### TASK
Leaving out the pictures, retype all the material exactly.

### GIVEN MATERIAL
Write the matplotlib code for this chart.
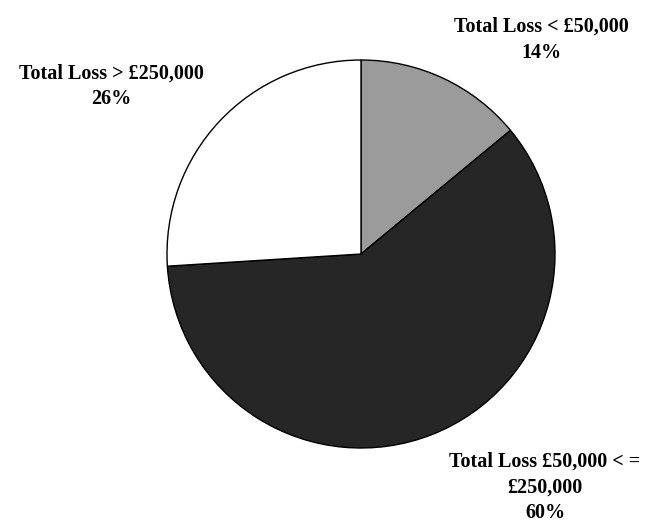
import matplotlib
matplotlib.use("Agg")
import matplotlib.pyplot as plt

# slice data, clockwise from 12 o'clock
labels = ["Total Loss < £50,000", "Total Loss £50,000 < =\n£250,000", "Total Loss > £250,000"]
shares = [14, 60, 26]
colors = ["#9b9b9b", "#262626", "#ffffff"]

W, H = 648, 527
fig = plt.figure(figsize=(W / 100, H / 100), dpi=100, facecolor="white")

# axes box sized to the pie circle (pixels: left 167, top 60, diameter 388)
cx, cy, r = 361, 254, 194
ax = fig.add_axes([(cx - r) / W, (H - cy - r) / H, 2 * r / W, 2 * r / H])
ax.pie(shares, colors=colors, startangle=90, counterclock=False,
       wedgeprops=dict(edgecolor="black", linewidth=1.0))
ax.set_aspect("equal")
ax.set_xlim(-1.0, 1.0)
ax.set_ylim(-1.0, 1.0)
ax.axis("off")

# label anchors in pixels: text centre x, first baseline y
label_xy = [(541, 32), (545, 467), (111, 79)]
line_step = 25.5
font = dict(family="Liberation Serif", weight="bold", fontsize=14.5)
for lab, s, (px, py) in zip(labels, shares, label_xy):
    for i, line in enumerate(f"{lab}\n{s}%".split("\n")):
        fig.text(px / W, 1 - (py + i * line_step) / H, line,
                 ha="center", va="baseline", **font)

fig.savefig("out.png", dpi=100, facecolor="white")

### ANSWER FOR THE TASK
Write the matplotlib code for this chart.
import matplotlib
matplotlib.use("Agg")
import matplotlib.pyplot as plt

# slice data, clockwise from 12 o'clock
labels = ["Total Loss < £50,000", "Total Loss £50,000 < =\n£250,000", "Total Loss > £250,000"]
shares = [14, 60, 26]
colors = ["#9b9b9b", "#262626", "#ffffff"]

W, H = 648, 527
fig = plt.figure(figsize=(W / 100, H / 100), dpi=100, facecolor="white")

# axes box sized to the pie circle (pixels: left 167, top 60, diameter 388)
cx, cy, r = 361, 254, 194
ax = fig.add_axes([(cx - r) / W, (H - cy - r) / H, 2 * r / W, 2 * r / H])
ax.pie(shares, colors=colors, startangle=90, counterclock=False,
       wedgeprops=dict(edgecolor="black", linewidth=1.0))
ax.set_aspect("equal")
ax.set_xlim(-1.0, 1.0)
ax.set_ylim(-1.0, 1.0)
ax.axis("off")

# label anchors in pixels: text centre x, first baseline y
label_xy = [(541, 32), (545, 467), (111, 79)]
line_step = 25.5
font = dict(family="Liberation Serif", weight="bold", fontsize=14.5)
for lab, s, (px, py) in zip(labels, shares, label_xy):
    for i, line in enumerate(f"{lab}\n{s}%".split("\n")):
        fig.text(px / W, 1 - (py + i * line_step) / H, line,
                 ha="center", va="baseline", **font)

fig.savefig("out.png", dpi=100, facecolor="white")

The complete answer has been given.